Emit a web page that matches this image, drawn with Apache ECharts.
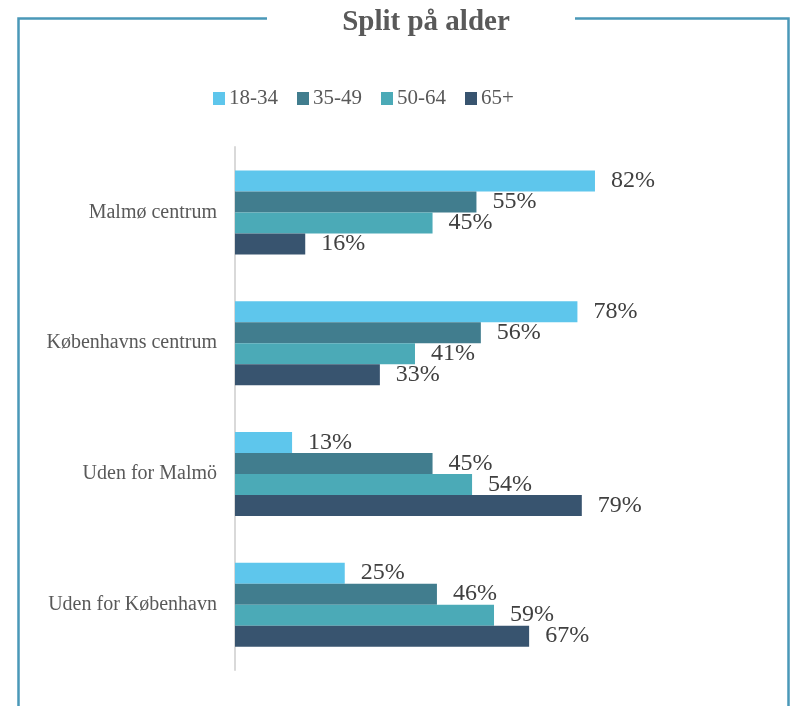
<!DOCTYPE html>
<html>
<head>
<meta charset="utf-8">
<script src="https://cdn.jsdelivr.net/npm/echarts@6/dist/echarts.min.js"></script>
<style>html,body{margin:0;padding:0;background:#fff}#c{width:790px;height:706px}</style>
</head>
<body>
<div id="c"></div>
<script>
const categories = ['Malmø centrum', 'Københavns centrum', 'Uden for Malmö', 'Uden for København'];
const seriesNames = ['18-34', '35-49', '50-64', '65+'];
const s1834 = [82, 78, 13, 25];
const s3549 = [55, 56, 45, 46];
const s5064 = [45, 41, 54, 59];
const s65 = [16, 33, 79, 67];
const colors = ['#5EC6EC', '#417D8E', '#4BAAB7', '#38546F'];
const FONT = '"Liberation Serif", serif';
const dataSets = [s1834, s3549, s5064, s65];

const chart = echarts.init(document.getElementById('c'));
chart.setOption({
  animation: false,
  textStyle: { fontFamily: FONT },
  title: {
    text: 'Split på alder',
    left: 421, top: 3, textAlign: 'center',
    textStyle: { fontFamily: FONT, fontSize: 29, fontWeight: 'bold', color: '#595959' }
  },
  graphic: [
    { type: 'polyline', shape: { points: [[267, 18.5], [18.5, 18.5], [18.5, 706]] }, style: { stroke: '#4A98B8', lineWidth: 2.5, fill: null } },
    { type: 'polyline', shape: { points: [[575, 18.5], [788.5, 18.5], [788.5, 706]] }, style: { stroke: '#4A98B8', lineWidth: 2.5, fill: null } }
  ],
  legend: {
    data: seriesNames,
    left: 208, top: 83,
    itemWidth: 12, itemHeight: 13, itemGap: 19,
    icon: 'rect',
    textStyle: { fontFamily: FONT, fontSize: 21, color: '#595959', padding: [0, 0, 0, -1] }
  },
  grid: { left: 235, right: 116, top: 147, bottom: 36, containLabel: false },
  xAxis: {
    type: 'value', min: 0, max: 100, show: false
  },
  yAxis: {
    type: 'category', data: categories, inverse: true,
    axisLine: { show: true, lineStyle: { color: '#D9D9D9', width: 2 } },
    axisTick: { show: false },
    axisLabel: { fontFamily: FONT, fontSize: 20, color: '#595959', margin: 18 }
  },
  series: seriesNames.map((n, i) => ({
    name: n, type: 'bar', data: dataSets[i],
    barWidth: 21, barGap: '0%',
    itemStyle: { color: colors[i] },
    label: {
      show: true, position: 'right', distance: 16,
      formatter: '{c}%',
      fontFamily: FONT, fontSize: 24, color: '#404040'
    }
  }))
});
</script>
</body>
</html>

# PROBLEM STATEMENT
Output an exact copy of the material, with the pictures removed.

# EXERCISE ANSWER
Emit a web page that matches this image, drawn with Apache ECharts.
<!DOCTYPE html>
<html>
<head>
<meta charset="utf-8">
<script src="https://cdn.jsdelivr.net/npm/echarts@6/dist/echarts.min.js"></script>
<style>html,body{margin:0;padding:0;background:#fff}#c{width:790px;height:706px}</style>
</head>
<body>
<div id="c"></div>
<script>
const categories = ['Malmø centrum', 'Københavns centrum', 'Uden for Malmö', 'Uden for København'];
const seriesNames = ['18-34', '35-49', '50-64', '65+'];
const s1834 = [82, 78, 13, 25];
const s3549 = [55, 56, 45, 46];
const s5064 = [45, 41, 54, 59];
const s65 = [16, 33, 79, 67];
const colors = ['#5EC6EC', '#417D8E', '#4BAAB7', '#38546F'];
const FONT = '"Liberation Serif", serif';
const dataSets = [s1834, s3549, s5064, s65];

const chart = echarts.init(document.getElementById('c'));
chart.setOption({
  animation: false,
  textStyle: { fontFamily: FONT },
  title: {
    text: 'Split på alder',
    left: 421, top: 3, textAlign: 'center',
    textStyle: { fontFamily: FONT, fontSize: 29, fontWeight: 'bold', color: '#595959' }
  },
  graphic: [
    { type: 'polyline', shape: { points: [[267, 18.5], [18.5, 18.5], [18.5, 706]] }, style: { stroke: '#4A98B8', lineWidth: 2.5, fill: null } },
    { type: 'polyline', shape: { points: [[575, 18.5], [788.5, 18.5], [788.5, 706]] }, style: { stroke: '#4A98B8', lineWidth: 2.5, fill: null } }
  ],
  legend: {
    data: seriesNames,
    left: 208, top: 83,
    itemWidth: 12, itemHeight: 13, itemGap: 19,
    icon: 'rect',
    textStyle: { fontFamily: FONT, fontSize: 21, color: '#595959', padding: [0, 0, 0, -1] }
  },
  grid: { left: 235, right: 116, top: 147, bottom: 36, containLabel: false },
  xAxis: {
    type: 'value', min: 0, max: 100, show: false
  },
  yAxis: {
    type: 'category', data: categories, inverse: true,
    axisLine: { show: true, lineStyle: { color: '#D9D9D9', width: 2 } },
    axisTick: { show: false },
    axisLabel: { fontFamily: FONT, fontSize: 20, color: '#595959', margin: 18 }
  },
  series: seriesNames.map((n, i) => ({
    name: n, type: 'bar', data: dataSets[i],
    barWidth: 21, barGap: '0%',
    itemStyle: { color: colors[i] },
    label: {
      show: true, position: 'right', distance: 16,
      formatter: '{c}%',
      fontFamily: FONT, fontSize: 24, color: '#404040'
    }
  }))
});
</script>
</body>
</html>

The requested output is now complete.